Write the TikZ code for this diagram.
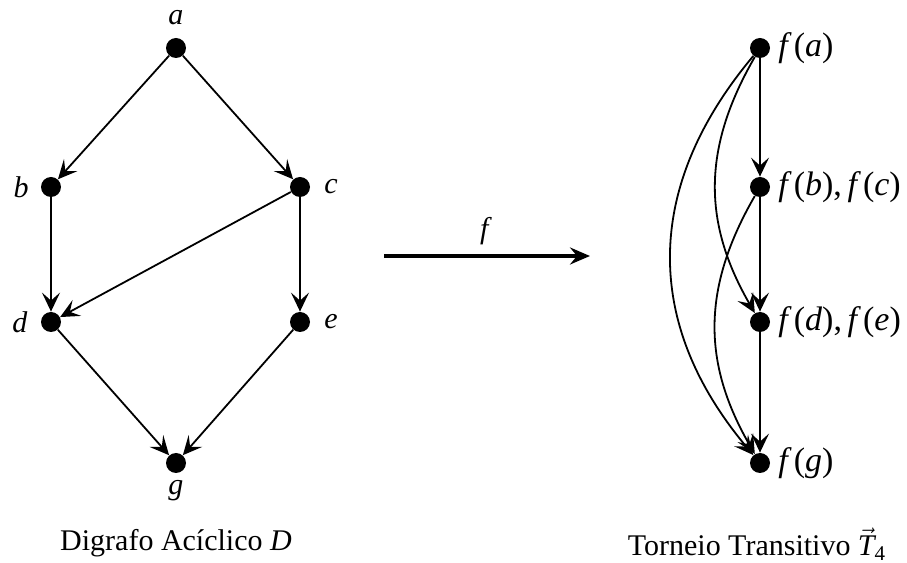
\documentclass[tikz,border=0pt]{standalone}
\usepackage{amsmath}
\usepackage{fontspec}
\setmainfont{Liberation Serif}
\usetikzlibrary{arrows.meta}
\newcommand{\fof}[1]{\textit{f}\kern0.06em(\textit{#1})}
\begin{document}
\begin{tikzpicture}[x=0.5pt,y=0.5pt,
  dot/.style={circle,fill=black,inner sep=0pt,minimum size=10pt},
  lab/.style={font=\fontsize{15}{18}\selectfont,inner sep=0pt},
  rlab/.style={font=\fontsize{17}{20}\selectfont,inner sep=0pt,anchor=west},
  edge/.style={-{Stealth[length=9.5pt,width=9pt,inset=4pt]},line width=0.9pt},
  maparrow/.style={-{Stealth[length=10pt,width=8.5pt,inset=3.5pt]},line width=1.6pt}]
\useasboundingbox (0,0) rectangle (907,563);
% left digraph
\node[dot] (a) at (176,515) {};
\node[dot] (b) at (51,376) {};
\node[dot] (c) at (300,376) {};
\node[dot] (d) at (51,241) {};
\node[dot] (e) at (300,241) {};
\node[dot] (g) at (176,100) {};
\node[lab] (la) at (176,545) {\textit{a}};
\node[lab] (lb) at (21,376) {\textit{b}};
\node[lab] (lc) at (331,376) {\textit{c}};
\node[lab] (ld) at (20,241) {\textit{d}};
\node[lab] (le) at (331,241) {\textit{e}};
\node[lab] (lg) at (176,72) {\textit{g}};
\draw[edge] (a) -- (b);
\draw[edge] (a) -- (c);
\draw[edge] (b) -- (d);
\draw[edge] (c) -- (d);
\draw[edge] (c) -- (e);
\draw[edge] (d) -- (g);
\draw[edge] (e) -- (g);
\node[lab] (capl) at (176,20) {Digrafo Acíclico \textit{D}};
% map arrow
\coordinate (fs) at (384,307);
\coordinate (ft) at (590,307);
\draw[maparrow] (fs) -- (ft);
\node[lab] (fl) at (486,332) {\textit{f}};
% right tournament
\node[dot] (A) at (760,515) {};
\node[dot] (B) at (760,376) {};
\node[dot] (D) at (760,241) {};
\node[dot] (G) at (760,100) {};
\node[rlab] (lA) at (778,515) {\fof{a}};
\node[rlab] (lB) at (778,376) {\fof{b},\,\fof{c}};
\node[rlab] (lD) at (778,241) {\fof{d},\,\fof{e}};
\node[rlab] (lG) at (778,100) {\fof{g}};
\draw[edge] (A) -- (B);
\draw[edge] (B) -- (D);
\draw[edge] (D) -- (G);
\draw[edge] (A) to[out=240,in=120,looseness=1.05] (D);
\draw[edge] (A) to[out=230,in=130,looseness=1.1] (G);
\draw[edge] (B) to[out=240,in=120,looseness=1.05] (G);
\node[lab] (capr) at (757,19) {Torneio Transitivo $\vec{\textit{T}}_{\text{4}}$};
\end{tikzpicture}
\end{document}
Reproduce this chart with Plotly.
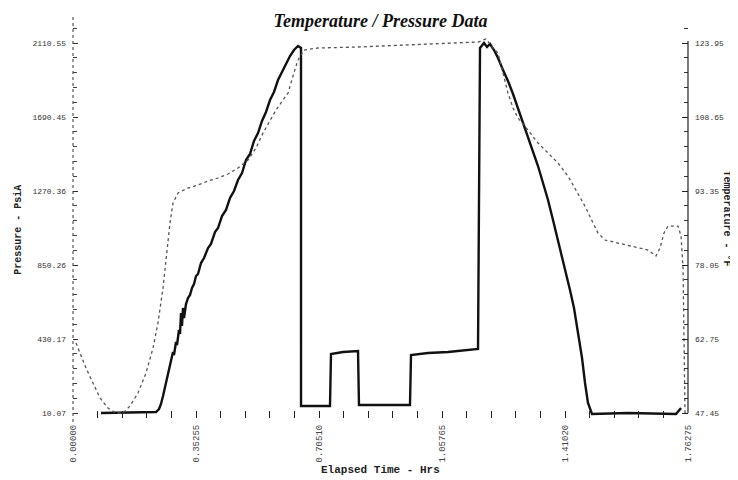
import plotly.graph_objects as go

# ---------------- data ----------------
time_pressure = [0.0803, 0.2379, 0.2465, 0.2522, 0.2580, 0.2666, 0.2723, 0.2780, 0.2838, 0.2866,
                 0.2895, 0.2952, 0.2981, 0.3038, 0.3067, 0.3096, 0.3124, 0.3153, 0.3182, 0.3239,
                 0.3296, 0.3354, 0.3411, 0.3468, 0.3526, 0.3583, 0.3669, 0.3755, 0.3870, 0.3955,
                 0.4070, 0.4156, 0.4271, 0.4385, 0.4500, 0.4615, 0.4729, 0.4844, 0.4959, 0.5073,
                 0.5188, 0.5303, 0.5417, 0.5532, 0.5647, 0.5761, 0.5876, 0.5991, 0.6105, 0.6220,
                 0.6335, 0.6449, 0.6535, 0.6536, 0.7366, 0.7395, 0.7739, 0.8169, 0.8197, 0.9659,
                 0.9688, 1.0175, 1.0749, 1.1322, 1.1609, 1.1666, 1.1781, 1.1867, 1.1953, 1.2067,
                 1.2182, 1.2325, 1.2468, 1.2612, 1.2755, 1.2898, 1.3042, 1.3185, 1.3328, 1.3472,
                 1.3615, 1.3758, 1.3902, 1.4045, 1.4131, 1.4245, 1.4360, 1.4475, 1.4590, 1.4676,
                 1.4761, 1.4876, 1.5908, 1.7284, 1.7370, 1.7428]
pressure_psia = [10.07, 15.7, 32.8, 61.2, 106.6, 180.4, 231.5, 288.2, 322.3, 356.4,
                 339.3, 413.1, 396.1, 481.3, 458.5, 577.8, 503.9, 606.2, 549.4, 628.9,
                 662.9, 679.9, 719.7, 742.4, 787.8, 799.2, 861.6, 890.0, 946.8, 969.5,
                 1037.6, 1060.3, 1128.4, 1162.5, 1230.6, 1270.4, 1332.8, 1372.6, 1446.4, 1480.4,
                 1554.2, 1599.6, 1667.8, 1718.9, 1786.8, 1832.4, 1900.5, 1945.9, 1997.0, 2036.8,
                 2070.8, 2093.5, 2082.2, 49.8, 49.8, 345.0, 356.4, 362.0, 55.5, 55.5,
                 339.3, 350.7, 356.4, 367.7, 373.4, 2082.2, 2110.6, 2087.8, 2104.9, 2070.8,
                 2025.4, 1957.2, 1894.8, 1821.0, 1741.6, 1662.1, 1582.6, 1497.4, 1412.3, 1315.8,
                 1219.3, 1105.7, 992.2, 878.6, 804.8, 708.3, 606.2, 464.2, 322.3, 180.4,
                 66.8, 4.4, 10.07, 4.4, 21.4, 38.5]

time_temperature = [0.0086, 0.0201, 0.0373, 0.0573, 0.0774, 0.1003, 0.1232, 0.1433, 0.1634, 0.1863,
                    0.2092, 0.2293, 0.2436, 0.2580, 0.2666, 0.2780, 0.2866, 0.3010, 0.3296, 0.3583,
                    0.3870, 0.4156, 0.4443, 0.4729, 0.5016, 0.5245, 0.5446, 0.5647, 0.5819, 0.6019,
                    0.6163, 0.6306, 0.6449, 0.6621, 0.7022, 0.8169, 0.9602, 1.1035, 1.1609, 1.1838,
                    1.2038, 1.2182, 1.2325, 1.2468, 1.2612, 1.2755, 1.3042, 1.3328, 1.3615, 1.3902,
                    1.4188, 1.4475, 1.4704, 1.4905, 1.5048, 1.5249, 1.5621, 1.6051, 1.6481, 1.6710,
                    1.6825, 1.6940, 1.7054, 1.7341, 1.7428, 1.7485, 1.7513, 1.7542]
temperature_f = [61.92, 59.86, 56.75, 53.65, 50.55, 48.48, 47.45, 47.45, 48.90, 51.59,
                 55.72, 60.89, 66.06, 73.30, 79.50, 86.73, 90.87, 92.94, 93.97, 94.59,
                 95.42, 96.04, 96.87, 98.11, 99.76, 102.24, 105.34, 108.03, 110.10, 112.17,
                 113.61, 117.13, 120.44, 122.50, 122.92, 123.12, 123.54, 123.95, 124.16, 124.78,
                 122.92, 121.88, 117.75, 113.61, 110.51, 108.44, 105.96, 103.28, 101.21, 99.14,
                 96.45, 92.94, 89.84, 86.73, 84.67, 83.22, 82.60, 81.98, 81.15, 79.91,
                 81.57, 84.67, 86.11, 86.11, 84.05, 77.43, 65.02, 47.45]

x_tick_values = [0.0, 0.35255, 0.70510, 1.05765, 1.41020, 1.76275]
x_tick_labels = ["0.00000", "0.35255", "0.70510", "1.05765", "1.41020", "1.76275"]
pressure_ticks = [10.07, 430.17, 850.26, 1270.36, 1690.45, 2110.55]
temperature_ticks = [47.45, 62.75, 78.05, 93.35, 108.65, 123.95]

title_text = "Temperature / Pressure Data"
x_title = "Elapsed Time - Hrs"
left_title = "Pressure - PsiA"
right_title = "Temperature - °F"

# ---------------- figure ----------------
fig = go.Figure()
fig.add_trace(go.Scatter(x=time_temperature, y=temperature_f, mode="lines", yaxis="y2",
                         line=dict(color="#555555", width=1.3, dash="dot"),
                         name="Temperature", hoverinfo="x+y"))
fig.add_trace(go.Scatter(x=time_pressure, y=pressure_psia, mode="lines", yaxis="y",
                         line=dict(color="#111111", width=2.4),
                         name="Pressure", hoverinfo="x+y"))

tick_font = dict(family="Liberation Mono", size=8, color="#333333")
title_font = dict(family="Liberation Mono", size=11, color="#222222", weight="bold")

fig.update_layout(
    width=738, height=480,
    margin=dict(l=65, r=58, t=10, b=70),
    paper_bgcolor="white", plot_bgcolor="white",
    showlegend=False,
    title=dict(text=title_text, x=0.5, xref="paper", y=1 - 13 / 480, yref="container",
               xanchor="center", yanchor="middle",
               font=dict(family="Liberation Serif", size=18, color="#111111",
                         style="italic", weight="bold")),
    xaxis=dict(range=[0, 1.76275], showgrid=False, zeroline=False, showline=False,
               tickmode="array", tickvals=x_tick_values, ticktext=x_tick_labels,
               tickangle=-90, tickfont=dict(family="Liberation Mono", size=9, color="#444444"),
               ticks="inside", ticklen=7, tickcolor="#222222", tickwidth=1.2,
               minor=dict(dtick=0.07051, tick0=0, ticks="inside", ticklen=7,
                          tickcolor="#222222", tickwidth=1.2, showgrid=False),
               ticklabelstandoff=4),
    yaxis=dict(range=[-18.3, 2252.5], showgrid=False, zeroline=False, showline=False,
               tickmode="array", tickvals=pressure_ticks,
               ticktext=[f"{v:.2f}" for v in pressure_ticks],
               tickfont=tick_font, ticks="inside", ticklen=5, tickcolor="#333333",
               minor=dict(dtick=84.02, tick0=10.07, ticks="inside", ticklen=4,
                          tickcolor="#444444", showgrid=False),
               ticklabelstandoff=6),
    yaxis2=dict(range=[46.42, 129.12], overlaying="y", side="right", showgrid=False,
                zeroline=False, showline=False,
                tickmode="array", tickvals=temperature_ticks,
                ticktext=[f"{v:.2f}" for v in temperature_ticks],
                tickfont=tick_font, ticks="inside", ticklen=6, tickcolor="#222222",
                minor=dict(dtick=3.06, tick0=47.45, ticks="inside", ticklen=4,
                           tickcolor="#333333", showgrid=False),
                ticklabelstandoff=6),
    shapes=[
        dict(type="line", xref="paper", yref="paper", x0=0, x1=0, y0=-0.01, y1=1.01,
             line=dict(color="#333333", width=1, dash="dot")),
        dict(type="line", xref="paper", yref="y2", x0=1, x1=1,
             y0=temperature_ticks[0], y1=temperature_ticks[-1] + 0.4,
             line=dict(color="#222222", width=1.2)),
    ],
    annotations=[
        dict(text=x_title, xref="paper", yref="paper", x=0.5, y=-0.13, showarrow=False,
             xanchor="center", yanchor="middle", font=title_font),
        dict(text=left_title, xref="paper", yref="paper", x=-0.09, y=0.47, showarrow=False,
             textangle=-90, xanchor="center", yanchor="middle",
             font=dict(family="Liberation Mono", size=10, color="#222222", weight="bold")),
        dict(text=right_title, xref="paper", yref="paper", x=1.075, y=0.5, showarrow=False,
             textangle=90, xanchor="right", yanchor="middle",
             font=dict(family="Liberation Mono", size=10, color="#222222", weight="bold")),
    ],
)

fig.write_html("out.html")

**Given instruction**
Keep the images out of the copy. Repeat word for word only the lines from the one containing "Reproduce this chart with Plotly." through the one containing "import plotly.graph_objects as go", both ends included.

**Output for this exercise**
Reproduce this chart with Plotly.
import plotly.graph_objects as go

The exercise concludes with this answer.